WORK TO COMPLETE:
Return each line of the data below exactly, omitting any pictures.
--- BEGIN PROVIDED MATERIAL ---
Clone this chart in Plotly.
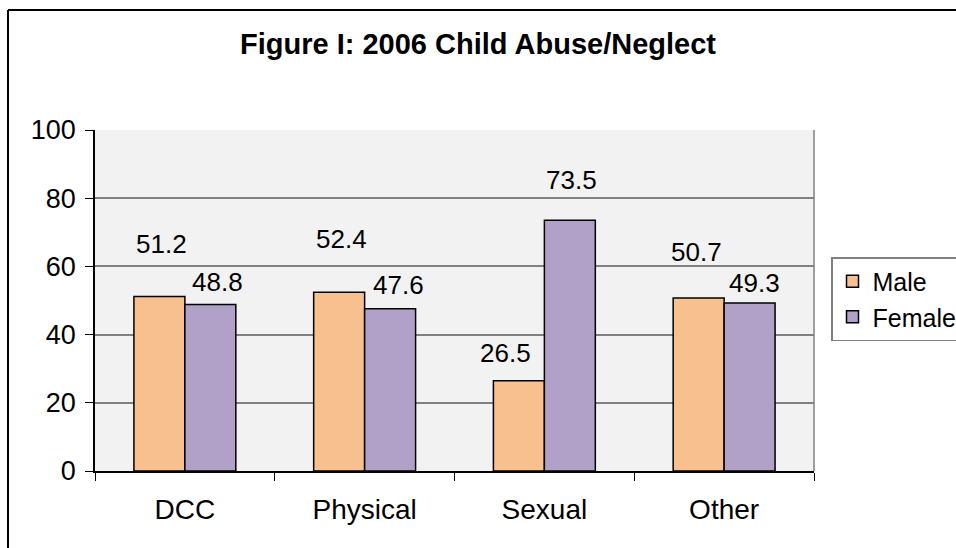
import plotly.graph_objects as go

categories = ["DCC", "Physical", "Sexual", "Other"]
male = [51.2, 52.4, 26.5, 50.7]
female = [48.8, 47.6, 73.5, 49.3]
y_ticks = [0, 20, 40, 60, 80, 100]
title_text = "Figure I: 2006 Child Abuse/Neglect"

# label placement (pixel offsets from bar top centre)
male_label_dx = [2, 2, -13, -2]
male_label_dy = [52, 53, 28, 46]
female_label_dx = [7, 8, 2, 5]
female_label_dy = [23, 24, 40, 20]

FONT = "Liberation Sans, Arial, sans-serif"
W, H = 956, 548
L, R, T, B = 95, 814, 130, 471

fig = go.Figure()
fig.add_trace(go.Bar(name="Male", x=categories, y=male,
                     marker=dict(color="#F9C08F", line=dict(color="black", width=1.5))))
fig.add_trace(go.Bar(name="Female", x=categories, y=female,
                     marker=dict(color="#B1A0C7", line=dict(color="black", width=1.5))))

ann = []
half = 25.5
for i, c in enumerate(categories):
    ann.append(dict(x=c, y=male[i], xref="x", yref="y", text=f"{male[i]}", showarrow=False,
                    xshift=-half + male_label_dx[i], yshift=male_label_dy[i], yanchor="middle",
                    font=dict(size=26, color="black", family=FONT)))
    ann.append(dict(x=c, y=female[i], xref="x", yref="y", text=f"{female[i]}", showarrow=False,
                    xshift=half + female_label_dx[i], yshift=female_label_dy[i], yanchor="middle",
                    font=dict(size=26, color="black", family=FONT)))

def px2x(p):
    return (p - L) / (R - L)

def py2y(p):
    return (B - p) / (B - T)

shapes = [
    dict(type="line", xref="paper", yref="paper", x0=px2x(8), x1=px2x(960), y0=py2y(10), y1=py2y(10),
         line=dict(color="black", width=2)),
    dict(type="line", xref="paper", yref="paper", x0=px2x(8), x1=px2x(8), y0=py2y(10), y1=py2y(552),
         line=dict(color="black", width=2)),
    dict(type="line", xref="paper", yref="paper", x0=1, x1=1, y0=0, y1=1,
         line=dict(color="#808080", width=1.5)),
]

fig.update_layout(
    width=W, height=H,
    margin=dict(l=L, r=W - R, t=T, b=H - B, autoexpand=False),
    paper_bgcolor="white",
    plot_bgcolor="#F2F2F2",
    barmode="group",
    bargap=0.433,
    bargroupgap=0,
    font=dict(family=FONT, color="black"),
    title=dict(text=f"<b>{title_text}</b>", x=478 / W, xanchor="center",
               y=1 - 44 / H, yanchor="middle", font=dict(size=29, family=FONT, color="black")),
    legend=dict(x=px2x(831), y=py2y(257), xanchor="left", yanchor="top",
                bgcolor="white", bordercolor="#808080", borderwidth=1.5,
                font=dict(size=25, family=FONT, color="black"), itemwidth=30,
                tracegroupgap=0),
    annotations=ann,
    shapes=shapes,
    xaxis=dict(tickson="boundaries", ticks="outside", ticklen=8, tickcolor="black",
               showline=True, linecolor="black", linewidth=1.5, showgrid=False,
               tickfont=dict(size=28, family=FONT, color="black"), ticklabelstandoff=13),
    yaxis=dict(range=[0, 100], tickvals=y_ticks, ticks="outside", ticklen=8, tickcolor="black",
               showline=True, linecolor="black", linewidth=1.5,
               gridcolor="#808080", gridwidth=1.5, zeroline=False,
               tickfont=dict(size=27, family=FONT, color="black"), ticklabelstandoff=4),
)

fig.write_html("out.html", config={"displayModeBar": False},
               post_script="document.body.style.margin='0';document.body.style.overflow='hidden';")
--- END PROVIDED MATERIAL ---
FULL OUTPUT:
Clone this chart in Plotly.
import plotly.graph_objects as go

categories = ["DCC", "Physical", "Sexual", "Other"]
male = [51.2, 52.4, 26.5, 50.7]
female = [48.8, 47.6, 73.5, 49.3]
y_ticks = [0, 20, 40, 60, 80, 100]
title_text = "Figure I: 2006 Child Abuse/Neglect"

# label placement (pixel offsets from bar top centre)
male_label_dx = [2, 2, -13, -2]
male_label_dy = [52, 53, 28, 46]
female_label_dx = [7, 8, 2, 5]
female_label_dy = [23, 24, 40, 20]

FONT = "Liberation Sans, Arial, sans-serif"
W, H = 956, 548
L, R, T, B = 95, 814, 130, 471

fig = go.Figure()
fig.add_trace(go.Bar(name="Male", x=categories, y=male,
                     marker=dict(color="#F9C08F", line=dict(color="black", width=1.5))))
fig.add_trace(go.Bar(name="Female", x=categories, y=female,
                     marker=dict(color="#B1A0C7", line=dict(color="black", width=1.5))))

ann = []
half = 25.5
for i, c in enumerate(categories):
    ann.append(dict(x=c, y=male[i], xref="x", yref="y", text=f"{male[i]}", showarrow=False,
                    xshift=-half + male_label_dx[i], yshift=male_label_dy[i], yanchor="middle",
                    font=dict(size=26, color="black", family=FONT)))
    ann.append(dict(x=c, y=female[i], xref="x", yref="y", text=f"{female[i]}", showarrow=False,
                    xshift=half + female_label_dx[i], yshift=female_label_dy[i], yanchor="middle",
                    font=dict(size=26, color="black", family=FONT)))

def px2x(p):
    return (p - L) / (R - L)

def py2y(p):
    return (B - p) / (B - T)

shapes = [
    dict(type="line", xref="paper", yref="paper", x0=px2x(8), x1=px2x(960), y0=py2y(10), y1=py2y(10),
         line=dict(color="black", width=2)),
    dict(type="line", xref="paper", yref="paper", x0=px2x(8), x1=px2x(8), y0=py2y(10), y1=py2y(552),
         line=dict(color="black", width=2)),
    dict(type="line", xref="paper", yref="paper", x0=1, x1=1, y0=0, y1=1,
         line=dict(color="#808080", width=1.5)),
]

fig.update_layout(
    width=W, height=H,
    margin=dict(l=L, r=W - R, t=T, b=H - B, autoexpand=False),
    paper_bgcolor="white",
    plot_bgcolor="#F2F2F2",
    barmode="group",
    bargap=0.433,
    bargroupgap=0,
    font=dict(family=FONT, color="black"),
    title=dict(text=f"<b>{title_text}</b>", x=478 / W, xanchor="center",
               y=1 - 44 / H, yanchor="middle", font=dict(size=29, family=FONT, color="black")),
    legend=dict(x=px2x(831), y=py2y(257), xanchor="left", yanchor="top",
                bgcolor="white", bordercolor="#808080", borderwidth=1.5,
                font=dict(size=25, family=FONT, color="black"), itemwidth=30,
                tracegroupgap=0),
    annotations=ann,
    shapes=shapes,
    xaxis=dict(tickson="boundaries", ticks="outside", ticklen=8, tickcolor="black",
               showline=True, linecolor="black", linewidth=1.5, showgrid=False,
               tickfont=dict(size=28, family=FONT, color="black"), ticklabelstandoff=13),
    yaxis=dict(range=[0, 100], tickvals=y_ticks, ticks="outside", ticklen=8, tickcolor="black",
               showline=True, linecolor="black", linewidth=1.5,
               gridcolor="#808080", gridwidth=1.5, zeroline=False,
               tickfont=dict(size=27, family=FONT, color="black"), ticklabelstandoff=4),
)

fig.write_html("out.html", config={"displayModeBar": False},
               post_script="document.body.style.margin='0';document.body.style.overflow='hidden';")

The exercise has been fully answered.